::: INFORMATION SHOWN :::

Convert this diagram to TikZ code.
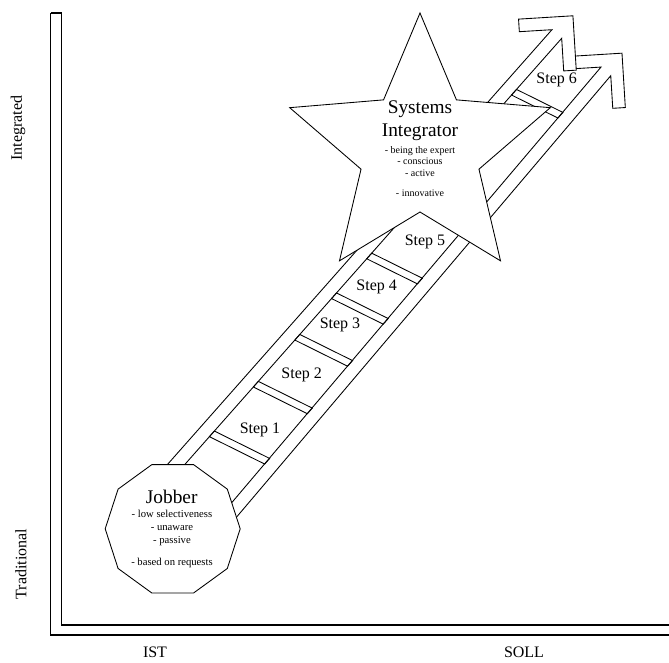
\documentclass[tikz,border=0pt]{standalone}
\usepackage{fontspec}
\setmainfont{Liberation Serif}
\usetikzlibrary{shapes.geometric}

\begin{document}
\begin{tikzpicture}[x=0.75pt,y=-0.75pt,
  outline/.style={draw, line width=0.65pt, fill=white},
  rung/.style={draw, line width=0.65pt},
  axisline/.style={draw, line width=0.8pt},
  steplabel/.style={font=\fontsize{12}{14}\selectfont, inner sep=0pt},
  axislabel/.style={font=\fontsize{12}{14}\selectfont, inner sep=0pt},
  title/.style={font=\fontsize{14.5}{17.25}\selectfont, align=center, inner sep=0pt},
  bullets/.style={align=center, inner sep=0pt}
]
\useasboundingbox (0,0) rectangle (669,662);

% Axes
\draw[axisline] (50.7,13) -- (61.5,13);
\draw[axisline] (50.7,13) -- (50.7,635) -- (669,635);
\draw[axisline] (61.5,13) -- (61.5,625) -- (669,625);

\node[axislabel, rotate=90] (integrated) at (18,128) {Integrated};
\node[axislabel, rotate=90] (traditional) at (21,564) {Traditional};
\node[axislabel] (ist) at (155,652) {IST};
\node[axislabel] (soll) at (524,652) {SOLL};

% Ladder, in a frame along the rails
\begin{scope}[x={(0.497pt,0.562pt)}, y={(0.562pt,-0.497pt)}]
  % lower rail
  \draw[outline] (-250,507) -- (347.8,494.5) -- (324.7,471.4) -- (333.6,462.5)
    -- (372.1,501) -- (333.6,539.5) -- (324.7,530.6) -- (347.8,507.5)
    -- (-250,520) -- cycle;
  % upper rail
  \draw[outline] (-250,433) -- (343.3,433) -- (320.2,409.9) -- (329.1,401)
    -- (367.6,439.5) -- (329.1,478) -- (320.2,469.1) -- (343.3,446)
    -- (-250,446) -- cycle;
  % rungs
  \foreach \sl in {-180.8,-114.5,-51.9,3.5,56.6,275.1}{
    \pgfmathsetmacro{\tr}{507-0.0209*(\sl+250)}
    \pgfmathsetmacro{\sr}{\sl+0.27*(\tr-446)}
    \draw[rung] (\sl,446) -- (\sr,\tr) -- (\sr-7.5,\tr) -- (\sl-7.5,446) -- cycle;
  }
\end{scope}

% Jobber
\node[outline, regular polygon, regular polygon sides=10,
  minimum size=101.25pt, inner sep=0pt] (jobber) at (172.7,528.8) {};
\node[title] (jobber title) at (171.7,496.7) {Jobber};
\node[bullets, font=\fontsize{8}{9.75}\selectfont] (jobber list) at (172,539)
  {- low selectiveness\\- unaware\\- passive\\[6.75pt]- based on requests};

% Systems Integrator
\node[outline, star, star points=5, star point ratio=2.21,
  minimum size=205.5pt, inner sep=0pt] (integrator) at (420,150) {};
\node[title] (integrator title) at (420,121) {Systems\\Integrator};
\node[bullets, font=\fontsize{7.5}{8.6}\selectfont] (integrator list) at (420,171.5)
  {- being the expert\\- conscious\\- active\\[6.4pt]- innovative};

% Steps
\node[steplabel] (step1) at (260,430) {Step 1};
\node[steplabel] (step2) at (301.7,375) {Step 2};
\node[steplabel] (step3) at (340,325) {Step 3};
\node[steplabel] (step4) at (376.7,286.7) {Step 4};
\node[steplabel] (step5) at (425,241.7) {Step 5};
\node[steplabel] (step6) at (556.7,80) {Step 6};

\end{tikzpicture}
\end{document}
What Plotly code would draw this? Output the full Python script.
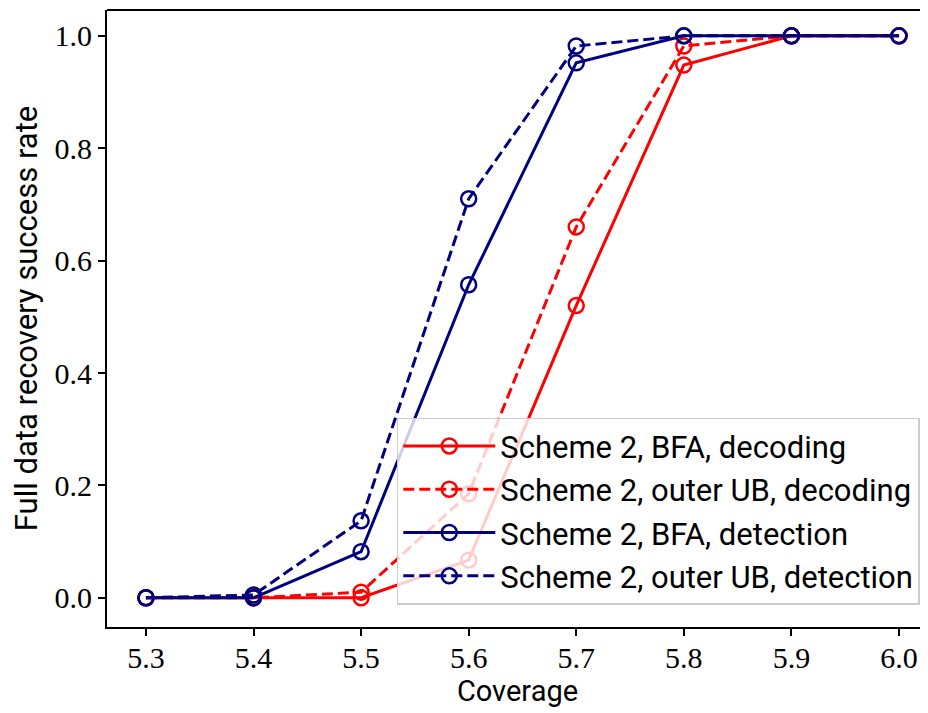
import plotly.graph_objects as go

coverage = [5.3, 5.4, 5.5, 5.6, 5.7, 5.8, 5.9, 6.0]
bfa_decoding = [0.0, 0.0, 0.0, 0.067, 0.52, 0.948, 1.0, 1.0]
ub_decoding = [0.0, 0.0, 0.01, 0.185, 0.66, 0.982, 1.0, 1.0]
bfa_detection = [0.0, 0.0, 0.082, 0.557, 0.952, 1.0, 1.0, 1.0]
ub_detection = [0.0, 0.005, 0.137, 0.71, 0.982, 1.0, 1.0, 1.0]

names = ["Scheme 2, BFA, decoding", "Scheme 2, outer UB, decoding",
         "Scheme 2, BFA, detection", "Scheme 2, outer UB, detection"]
series = [bfa_decoding, ub_decoding, bfa_detection, ub_detection]
colors = ["#ff0000", "#ff0000", "#000080", "#000080"]
dashes = ["solid", "11px,5px", "solid", "11px,5px"]

SANS = "Roboto"
SERIF = "Liberation Serif"

fig = go.Figure()
for i, (n, s, c, d) in enumerate(zip(names, series, colors, dashes)):
    fig.add_trace(go.Scatter(
        x=coverage, y=s, name=n, mode="lines+markers",
        line=dict(color=c, width=3, dash=d),
        marker=dict(symbol="circle-open", size=15, color=c, line=dict(width=2.5, color=c)),
        legendgroup=f"g{i}",
    ))

fig.update_layout(
    width=920, height=705,
    margin=dict(l=99, r=0, t=2, b=86),
    plot_bgcolor="white", paper_bgcolor="white",
    showlegend=True,
    legend=dict(
        x=0.99, y=0.036, xanchor="right", yanchor="bottom",
        bgcolor="rgba(255,255,255,0.8)", bordercolor="#cccccc", borderwidth=1.5,
        font=dict(family=SANS, size=31, color="black"),
        traceorder="grouped", tracegroupgap=0,
        itemwidth=92,
    ),
    xaxis=dict(
        range=[5.2638, 6.027], tickvals=coverage,
        ticktext=["5.3", "5.4", "5.5", "5.6", "5.7", "5.8", "5.9", "6.0"],
        showgrid=False, zeroline=False, showline=True, linecolor="black", linewidth=2,
        ticks="outside", ticklen=7, tickwidth=1.5, tickcolor="black",
        tickfont=dict(family=SERIF, size=30, color="black"),
        ticklabelstandoff=-4,
        title=dict(text="Coverage", font=dict(family=SANS, size=29, color="black"), standoff=4),
    ),
    yaxis=dict(
        range=[-0.052, 1.046], tickvals=[0, 0.2, 0.4, 0.6, 0.8, 1.0],
        ticktext=["0.0", "0.2", "0.4", "0.6", "0.8", "1.0"],
        showgrid=False, zeroline=False, showline=True, linecolor="black", linewidth=2,
        ticks="outside", ticklen=7, tickwidth=1.5, tickcolor="black",
        tickfont=dict(family=SERIF, size=30, color="black"),
        title=dict(text="Full data recovery success rate", font=dict(family=SANS, size=31, color="black"), standoff=8),
    ),
)
fig.add_shape(type="line", xref="paper", yref="paper", x0=0, x1=1, y0=1, y1=1,
              line=dict(color="black", width=2))

fig.write_html("out.html")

:::

■ **SET PROBLEM**
Copy the data exactly. Any picture it contains is to be omitted.

■ **TASK RESULT**
Convert this diagram to TikZ code.
\documentclass[tikz,border=0pt]{standalone}
\usepackage{fontspec}
\setmainfont{Liberation Serif}
\usetikzlibrary{shapes.geometric}

\begin{document}
\begin{tikzpicture}[x=0.75pt,y=-0.75pt,
  outline/.style={draw, line width=0.65pt, fill=white},
  rung/.style={draw, line width=0.65pt},
  axisline/.style={draw, line width=0.8pt},
  steplabel/.style={font=\fontsize{12}{14}\selectfont, inner sep=0pt},
  axislabel/.style={font=\fontsize{12}{14}\selectfont, inner sep=0pt},
  title/.style={font=\fontsize{14.5}{17.25}\selectfont, align=center, inner sep=0pt},
  bullets/.style={align=center, inner sep=0pt}
]
\useasboundingbox (0,0) rectangle (669,662);

% Axes
\draw[axisline] (50.7,13) -- (61.5,13);
\draw[axisline] (50.7,13) -- (50.7,635) -- (669,635);
\draw[axisline] (61.5,13) -- (61.5,625) -- (669,625);

\node[axislabel, rotate=90] (integrated) at (18,128) {Integrated};
\node[axislabel, rotate=90] (traditional) at (21,564) {Traditional};
\node[axislabel] (ist) at (155,652) {IST};
\node[axislabel] (soll) at (524,652) {SOLL};

% Ladder, in a frame along the rails
\begin{scope}[x={(0.497pt,0.562pt)}, y={(0.562pt,-0.497pt)}]
  % lower rail
  \draw[outline] (-250,507) -- (347.8,494.5) -- (324.7,471.4) -- (333.6,462.5)
    -- (372.1,501) -- (333.6,539.5) -- (324.7,530.6) -- (347.8,507.5)
    -- (-250,520) -- cycle;
  % upper rail
  \draw[outline] (-250,433) -- (343.3,433) -- (320.2,409.9) -- (329.1,401)
    -- (367.6,439.5) -- (329.1,478) -- (320.2,469.1) -- (343.3,446)
    -- (-250,446) -- cycle;
  % rungs
  \foreach \sl in {-180.8,-114.5,-51.9,3.5,56.6,275.1}{
    \pgfmathsetmacro{\tr}{507-0.0209*(\sl+250)}
    \pgfmathsetmacro{\sr}{\sl+0.27*(\tr-446)}
    \draw[rung] (\sl,446) -- (\sr,\tr) -- (\sr-7.5,\tr) -- (\sl-7.5,446) -- cycle;
  }
\end{scope}

% Jobber
\node[outline, regular polygon, regular polygon sides=10,
  minimum size=101.25pt, inner sep=0pt] (jobber) at (172.7,528.8) {};
\node[title] (jobber title) at (171.7,496.7) {Jobber};
\node[bullets, font=\fontsize{8}{9.75}\selectfont] (jobber list) at (172,539)
  {- low selectiveness\\- unaware\\- passive\\[6.75pt]- based on requests};

% Systems Integrator
\node[outline, star, star points=5, star point ratio=2.21,
  minimum size=205.5pt, inner sep=0pt] (integrator) at (420,150) {};
\node[title] (integrator title) at (420,121) {Systems\\Integrator};
\node[bullets, font=\fontsize{7.5}{8.6}\selectfont] (integrator list) at (420,171.5)
  {- being the expert\\- conscious\\- active\\[6.4pt]- innovative};

% Steps
\node[steplabel] (step1) at (260,430) {Step 1};
\node[steplabel] (step2) at (301.7,375) {Step 2};
\node[steplabel] (step3) at (340,325) {Step 3};
\node[steplabel] (step4) at (376.7,286.7) {Step 4};
\node[steplabel] (step5) at (425,241.7) {Step 5};
\node[steplabel] (step6) at (556.7,80) {Step 6};

\end{tikzpicture}
\end{document}
What Plotly code would draw this? Output the full Python script.
import plotly.graph_objects as go

coverage = [5.3, 5.4, 5.5, 5.6, 5.7, 5.8, 5.9, 6.0]
bfa_decoding = [0.0, 0.0, 0.0, 0.067, 0.52, 0.948, 1.0, 1.0]
ub_decoding = [0.0, 0.0, 0.01, 0.185, 0.66, 0.982, 1.0, 1.0]
bfa_detection = [0.0, 0.0, 0.082, 0.557, 0.952, 1.0, 1.0, 1.0]
ub_detection = [0.0, 0.005, 0.137, 0.71, 0.982, 1.0, 1.0, 1.0]

names = ["Scheme 2, BFA, decoding", "Scheme 2, outer UB, decoding",
         "Scheme 2, BFA, detection", "Scheme 2, outer UB, detection"]
series = [bfa_decoding, ub_decoding, bfa_detection, ub_detection]
colors = ["#ff0000", "#ff0000", "#000080", "#000080"]
dashes = ["solid", "11px,5px", "solid", "11px,5px"]

SANS = "Roboto"
SERIF = "Liberation Serif"

fig = go.Figure()
for i, (n, s, c, d) in enumerate(zip(names, series, colors, dashes)):
    fig.add_trace(go.Scatter(
        x=coverage, y=s, name=n, mode="lines+markers",
        line=dict(color=c, width=3, dash=d),
        marker=dict(symbol="circle-open", size=15, color=c, line=dict(width=2.5, color=c)),
        legendgroup=f"g{i}",
    ))

fig.update_layout(
    width=920, height=705,
    margin=dict(l=99, r=0, t=2, b=86),
    plot_bgcolor="white", paper_bgcolor="white",
    showlegend=True,
    legend=dict(
        x=0.99, y=0.036, xanchor="right", yanchor="bottom",
        bgcolor="rgba(255,255,255,0.8)", bordercolor="#cccccc", borderwidth=1.5,
        font=dict(family=SANS, size=31, color="black"),
        traceorder="grouped", tracegroupgap=0,
        itemwidth=92,
    ),
    xaxis=dict(
        range=[5.2638, 6.027], tickvals=coverage,
        ticktext=["5.3", "5.4", "5.5", "5.6", "5.7", "5.8", "5.9", "6.0"],
        showgrid=False, zeroline=False, showline=True, linecolor="black", linewidth=2,
        ticks="outside", ticklen=7, tickwidth=1.5, tickcolor="black",
        tickfont=dict(family=SERIF, size=30, color="black"),
        ticklabelstandoff=-4,
        title=dict(text="Coverage", font=dict(family=SANS, size=29, color="black"), standoff=4),
    ),
    yaxis=dict(
        range=[-0.052, 1.046], tickvals=[0, 0.2, 0.4, 0.6, 0.8, 1.0],
        ticktext=["0.0", "0.2", "0.4", "0.6", "0.8", "1.0"],
        showgrid=False, zeroline=False, showline=True, linecolor="black", linewidth=2,
        ticks="outside", ticklen=7, tickwidth=1.5, tickcolor="black",
        tickfont=dict(family=SERIF, size=30, color="black"),
        title=dict(text="Full data recovery success rate", font=dict(family=SANS, size=31, color="black"), standoff=8),
    ),
)
fig.add_shape(type="line", xref="paper", yref="paper", x0=0, x1=1, y0=1, y1=1,
              line=dict(color="black", width=2))

fig.write_html("out.html")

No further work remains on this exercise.